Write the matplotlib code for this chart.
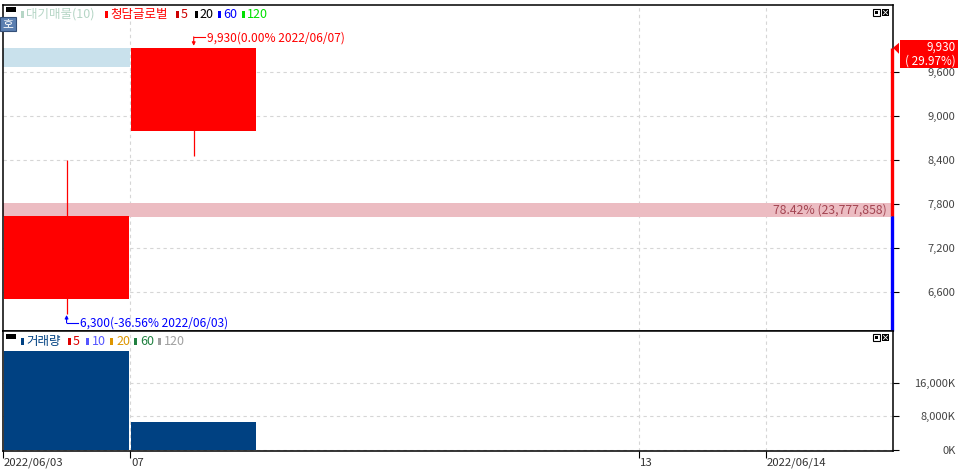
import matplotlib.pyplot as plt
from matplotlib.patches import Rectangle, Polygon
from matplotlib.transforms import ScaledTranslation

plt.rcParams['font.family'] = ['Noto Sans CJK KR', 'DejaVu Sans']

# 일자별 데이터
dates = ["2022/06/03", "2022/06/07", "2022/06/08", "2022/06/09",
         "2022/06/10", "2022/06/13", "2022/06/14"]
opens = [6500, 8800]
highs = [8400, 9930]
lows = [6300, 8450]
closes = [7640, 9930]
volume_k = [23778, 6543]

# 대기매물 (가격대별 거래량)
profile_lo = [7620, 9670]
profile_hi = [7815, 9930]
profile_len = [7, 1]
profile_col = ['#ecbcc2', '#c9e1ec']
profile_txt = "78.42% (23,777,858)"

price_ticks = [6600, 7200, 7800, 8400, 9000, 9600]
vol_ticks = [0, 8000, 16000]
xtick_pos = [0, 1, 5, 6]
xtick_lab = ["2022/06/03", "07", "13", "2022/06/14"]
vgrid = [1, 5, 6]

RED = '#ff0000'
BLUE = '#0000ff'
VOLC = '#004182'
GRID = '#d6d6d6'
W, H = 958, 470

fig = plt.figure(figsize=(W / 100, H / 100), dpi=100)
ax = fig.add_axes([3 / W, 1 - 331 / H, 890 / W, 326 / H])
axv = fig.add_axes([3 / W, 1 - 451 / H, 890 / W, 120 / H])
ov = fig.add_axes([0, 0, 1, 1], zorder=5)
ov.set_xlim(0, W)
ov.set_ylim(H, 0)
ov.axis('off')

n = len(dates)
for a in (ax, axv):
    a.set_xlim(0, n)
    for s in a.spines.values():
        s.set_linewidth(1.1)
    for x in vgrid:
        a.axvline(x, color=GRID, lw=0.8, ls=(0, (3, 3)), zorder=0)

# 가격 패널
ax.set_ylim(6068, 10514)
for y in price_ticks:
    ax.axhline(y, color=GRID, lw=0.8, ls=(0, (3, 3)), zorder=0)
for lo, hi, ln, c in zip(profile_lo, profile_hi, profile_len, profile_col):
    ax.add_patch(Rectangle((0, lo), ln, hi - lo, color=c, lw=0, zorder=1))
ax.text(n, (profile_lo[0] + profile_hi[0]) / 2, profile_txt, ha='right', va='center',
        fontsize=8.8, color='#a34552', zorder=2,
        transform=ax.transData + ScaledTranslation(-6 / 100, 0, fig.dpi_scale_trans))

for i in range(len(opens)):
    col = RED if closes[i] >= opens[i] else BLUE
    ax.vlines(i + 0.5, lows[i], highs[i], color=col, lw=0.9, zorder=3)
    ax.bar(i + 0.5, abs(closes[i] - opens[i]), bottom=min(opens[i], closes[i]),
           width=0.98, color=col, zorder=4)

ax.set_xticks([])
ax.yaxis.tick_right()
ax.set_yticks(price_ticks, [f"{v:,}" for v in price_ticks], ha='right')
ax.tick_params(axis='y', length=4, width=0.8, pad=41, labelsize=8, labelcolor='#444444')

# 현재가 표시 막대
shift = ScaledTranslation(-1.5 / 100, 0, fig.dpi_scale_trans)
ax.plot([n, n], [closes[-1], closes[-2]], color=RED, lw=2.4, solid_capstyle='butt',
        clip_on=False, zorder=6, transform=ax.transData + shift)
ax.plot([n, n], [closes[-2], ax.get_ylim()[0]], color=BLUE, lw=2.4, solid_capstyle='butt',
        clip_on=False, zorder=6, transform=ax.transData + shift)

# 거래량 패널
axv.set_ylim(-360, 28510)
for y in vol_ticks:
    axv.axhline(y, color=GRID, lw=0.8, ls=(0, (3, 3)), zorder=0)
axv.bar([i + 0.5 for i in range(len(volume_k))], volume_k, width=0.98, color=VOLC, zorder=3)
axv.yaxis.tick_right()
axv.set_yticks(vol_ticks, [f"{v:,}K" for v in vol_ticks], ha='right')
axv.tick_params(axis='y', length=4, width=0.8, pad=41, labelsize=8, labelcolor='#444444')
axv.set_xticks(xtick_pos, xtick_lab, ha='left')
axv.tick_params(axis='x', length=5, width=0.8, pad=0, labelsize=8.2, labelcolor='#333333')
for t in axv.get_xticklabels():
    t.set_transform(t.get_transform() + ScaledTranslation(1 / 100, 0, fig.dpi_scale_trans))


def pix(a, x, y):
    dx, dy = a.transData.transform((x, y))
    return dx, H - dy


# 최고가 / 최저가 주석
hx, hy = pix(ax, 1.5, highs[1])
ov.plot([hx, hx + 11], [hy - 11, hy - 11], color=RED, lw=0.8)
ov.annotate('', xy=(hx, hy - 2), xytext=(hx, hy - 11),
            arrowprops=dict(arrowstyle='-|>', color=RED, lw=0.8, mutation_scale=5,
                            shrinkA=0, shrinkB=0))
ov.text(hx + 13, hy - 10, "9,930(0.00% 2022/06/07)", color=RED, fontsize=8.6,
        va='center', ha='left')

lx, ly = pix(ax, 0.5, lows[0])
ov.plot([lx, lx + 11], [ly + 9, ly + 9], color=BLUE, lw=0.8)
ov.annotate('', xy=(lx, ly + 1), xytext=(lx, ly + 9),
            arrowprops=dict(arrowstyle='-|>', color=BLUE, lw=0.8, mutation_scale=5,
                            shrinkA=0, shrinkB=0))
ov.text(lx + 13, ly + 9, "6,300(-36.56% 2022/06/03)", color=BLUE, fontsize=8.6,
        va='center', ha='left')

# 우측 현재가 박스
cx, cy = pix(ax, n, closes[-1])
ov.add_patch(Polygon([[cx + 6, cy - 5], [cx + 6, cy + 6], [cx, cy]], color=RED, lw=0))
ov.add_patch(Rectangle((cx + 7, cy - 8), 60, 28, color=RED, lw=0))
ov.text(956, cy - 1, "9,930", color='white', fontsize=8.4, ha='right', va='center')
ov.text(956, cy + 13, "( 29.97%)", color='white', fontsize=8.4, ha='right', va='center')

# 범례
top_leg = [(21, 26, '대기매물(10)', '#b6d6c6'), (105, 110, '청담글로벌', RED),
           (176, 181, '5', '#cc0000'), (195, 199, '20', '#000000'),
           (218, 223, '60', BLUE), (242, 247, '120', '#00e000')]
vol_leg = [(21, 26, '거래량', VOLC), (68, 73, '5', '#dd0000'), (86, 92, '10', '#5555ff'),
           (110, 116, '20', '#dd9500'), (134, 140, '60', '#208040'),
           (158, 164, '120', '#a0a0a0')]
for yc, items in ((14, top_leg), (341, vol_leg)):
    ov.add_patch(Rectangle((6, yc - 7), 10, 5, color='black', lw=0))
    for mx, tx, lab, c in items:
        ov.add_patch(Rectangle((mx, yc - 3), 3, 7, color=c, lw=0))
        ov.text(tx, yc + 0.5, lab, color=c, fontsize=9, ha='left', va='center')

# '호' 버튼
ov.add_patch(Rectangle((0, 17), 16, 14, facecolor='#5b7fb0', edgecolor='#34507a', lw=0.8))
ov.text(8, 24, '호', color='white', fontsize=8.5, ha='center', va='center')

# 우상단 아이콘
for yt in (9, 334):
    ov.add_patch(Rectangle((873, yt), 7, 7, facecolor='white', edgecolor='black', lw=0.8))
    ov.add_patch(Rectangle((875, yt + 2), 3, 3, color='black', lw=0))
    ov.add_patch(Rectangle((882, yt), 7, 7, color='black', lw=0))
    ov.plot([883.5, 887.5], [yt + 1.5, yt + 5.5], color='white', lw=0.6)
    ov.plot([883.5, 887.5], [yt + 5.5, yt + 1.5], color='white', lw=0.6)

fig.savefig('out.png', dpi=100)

** Instructions for the task **
Pictures in the data above should not be copied; transcribe everything else exactly.

** Reply to the task **
Write the matplotlib code for this chart.
import matplotlib.pyplot as plt
from matplotlib.patches import Rectangle, Polygon
from matplotlib.transforms import ScaledTranslation

plt.rcParams['font.family'] = ['Noto Sans CJK KR', 'DejaVu Sans']

# 일자별 데이터
dates = ["2022/06/03", "2022/06/07", "2022/06/08", "2022/06/09",
         "2022/06/10", "2022/06/13", "2022/06/14"]
opens = [6500, 8800]
highs = [8400, 9930]
lows = [6300, 8450]
closes = [7640, 9930]
volume_k = [23778, 6543]

# 대기매물 (가격대별 거래량)
profile_lo = [7620, 9670]
profile_hi = [7815, 9930]
profile_len = [7, 1]
profile_col = ['#ecbcc2', '#c9e1ec']
profile_txt = "78.42% (23,777,858)"

price_ticks = [6600, 7200, 7800, 8400, 9000, 9600]
vol_ticks = [0, 8000, 16000]
xtick_pos = [0, 1, 5, 6]
xtick_lab = ["2022/06/03", "07", "13", "2022/06/14"]
vgrid = [1, 5, 6]

RED = '#ff0000'
BLUE = '#0000ff'
VOLC = '#004182'
GRID = '#d6d6d6'
W, H = 958, 470

fig = plt.figure(figsize=(W / 100, H / 100), dpi=100)
ax = fig.add_axes([3 / W, 1 - 331 / H, 890 / W, 326 / H])
axv = fig.add_axes([3 / W, 1 - 451 / H, 890 / W, 120 / H])
ov = fig.add_axes([0, 0, 1, 1], zorder=5)
ov.set_xlim(0, W)
ov.set_ylim(H, 0)
ov.axis('off')

n = len(dates)
for a in (ax, axv):
    a.set_xlim(0, n)
    for s in a.spines.values():
        s.set_linewidth(1.1)
    for x in vgrid:
        a.axvline(x, color=GRID, lw=0.8, ls=(0, (3, 3)), zorder=0)

# 가격 패널
ax.set_ylim(6068, 10514)
for y in price_ticks:
    ax.axhline(y, color=GRID, lw=0.8, ls=(0, (3, 3)), zorder=0)
for lo, hi, ln, c in zip(profile_lo, profile_hi, profile_len, profile_col):
    ax.add_patch(Rectangle((0, lo), ln, hi - lo, color=c, lw=0, zorder=1))
ax.text(n, (profile_lo[0] + profile_hi[0]) / 2, profile_txt, ha='right', va='center',
        fontsize=8.8, color='#a34552', zorder=2,
        transform=ax.transData + ScaledTranslation(-6 / 100, 0, fig.dpi_scale_trans))

for i in range(len(opens)):
    col = RED if closes[i] >= opens[i] else BLUE
    ax.vlines(i + 0.5, lows[i], highs[i], color=col, lw=0.9, zorder=3)
    ax.bar(i + 0.5, abs(closes[i] - opens[i]), bottom=min(opens[i], closes[i]),
           width=0.98, color=col, zorder=4)

ax.set_xticks([])
ax.yaxis.tick_right()
ax.set_yticks(price_ticks, [f"{v:,}" for v in price_ticks], ha='right')
ax.tick_params(axis='y', length=4, width=0.8, pad=41, labelsize=8, labelcolor='#444444')

# 현재가 표시 막대
shift = ScaledTranslation(-1.5 / 100, 0, fig.dpi_scale_trans)
ax.plot([n, n], [closes[-1], closes[-2]], color=RED, lw=2.4, solid_capstyle='butt',
        clip_on=False, zorder=6, transform=ax.transData + shift)
ax.plot([n, n], [closes[-2], ax.get_ylim()[0]], color=BLUE, lw=2.4, solid_capstyle='butt',
        clip_on=False, zorder=6, transform=ax.transData + shift)

# 거래량 패널
axv.set_ylim(-360, 28510)
for y in vol_ticks:
    axv.axhline(y, color=GRID, lw=0.8, ls=(0, (3, 3)), zorder=0)
axv.bar([i + 0.5 for i in range(len(volume_k))], volume_k, width=0.98, color=VOLC, zorder=3)
axv.yaxis.tick_right()
axv.set_yticks(vol_ticks, [f"{v:,}K" for v in vol_ticks], ha='right')
axv.tick_params(axis='y', length=4, width=0.8, pad=41, labelsize=8, labelcolor='#444444')
axv.set_xticks(xtick_pos, xtick_lab, ha='left')
axv.tick_params(axis='x', length=5, width=0.8, pad=0, labelsize=8.2, labelcolor='#333333')
for t in axv.get_xticklabels():
    t.set_transform(t.get_transform() + ScaledTranslation(1 / 100, 0, fig.dpi_scale_trans))


def pix(a, x, y):
    dx, dy = a.transData.transform((x, y))
    return dx, H - dy


# 최고가 / 최저가 주석
hx, hy = pix(ax, 1.5, highs[1])
ov.plot([hx, hx + 11], [hy - 11, hy - 11], color=RED, lw=0.8)
ov.annotate('', xy=(hx, hy - 2), xytext=(hx, hy - 11),
            arrowprops=dict(arrowstyle='-|>', color=RED, lw=0.8, mutation_scale=5,
                            shrinkA=0, shrinkB=0))
ov.text(hx + 13, hy - 10, "9,930(0.00% 2022/06/07)", color=RED, fontsize=8.6,
        va='center', ha='left')

lx, ly = pix(ax, 0.5, lows[0])
ov.plot([lx, lx + 11], [ly + 9, ly + 9], color=BLUE, lw=0.8)
ov.annotate('', xy=(lx, ly + 1), xytext=(lx, ly + 9),
            arrowprops=dict(arrowstyle='-|>', color=BLUE, lw=0.8, mutation_scale=5,
                            shrinkA=0, shrinkB=0))
ov.text(lx + 13, ly + 9, "6,300(-36.56% 2022/06/03)", color=BLUE, fontsize=8.6,
        va='center', ha='left')

# 우측 현재가 박스
cx, cy = pix(ax, n, closes[-1])
ov.add_patch(Polygon([[cx + 6, cy - 5], [cx + 6, cy + 6], [cx, cy]], color=RED, lw=0))
ov.add_patch(Rectangle((cx + 7, cy - 8), 60, 28, color=RED, lw=0))
ov.text(956, cy - 1, "9,930", color='white', fontsize=8.4, ha='right', va='center')
ov.text(956, cy + 13, "( 29.97%)", color='white', fontsize=8.4, ha='right', va='center')

# 범례
top_leg = [(21, 26, '대기매물(10)', '#b6d6c6'), (105, 110, '청담글로벌', RED),
           (176, 181, '5', '#cc0000'), (195, 199, '20', '#000000'),
           (218, 223, '60', BLUE), (242, 247, '120', '#00e000')]
vol_leg = [(21, 26, '거래량', VOLC), (68, 73, '5', '#dd0000'), (86, 92, '10', '#5555ff'),
           (110, 116, '20', '#dd9500'), (134, 140, '60', '#208040'),
           (158, 164, '120', '#a0a0a0')]
for yc, items in ((14, top_leg), (341, vol_leg)):
    ov.add_patch(Rectangle((6, yc - 7), 10, 5, color='black', lw=0))
    for mx, tx, lab, c in items:
        ov.add_patch(Rectangle((mx, yc - 3), 3, 7, color=c, lw=0))
        ov.text(tx, yc + 0.5, lab, color=c, fontsize=9, ha='left', va='center')

# '호' 버튼
ov.add_patch(Rectangle((0, 17), 16, 14, facecolor='#5b7fb0', edgecolor='#34507a', lw=0.8))
ov.text(8, 24, '호', color='white', fontsize=8.5, ha='center', va='center')

# 우상단 아이콘
for yt in (9, 334):
    ov.add_patch(Rectangle((873, yt), 7, 7, facecolor='white', edgecolor='black', lw=0.8))
    ov.add_patch(Rectangle((875, yt + 2), 3, 3, color='black', lw=0))
    ov.add_patch(Rectangle((882, yt), 7, 7, color='black', lw=0))
    ov.plot([883.5, 887.5], [yt + 1.5, yt + 5.5], color='white', lw=0.6)
    ov.plot([883.5, 887.5], [yt + 5.5, yt + 1.5], color='white', lw=0.6)

fig.savefig('out.png', dpi=100)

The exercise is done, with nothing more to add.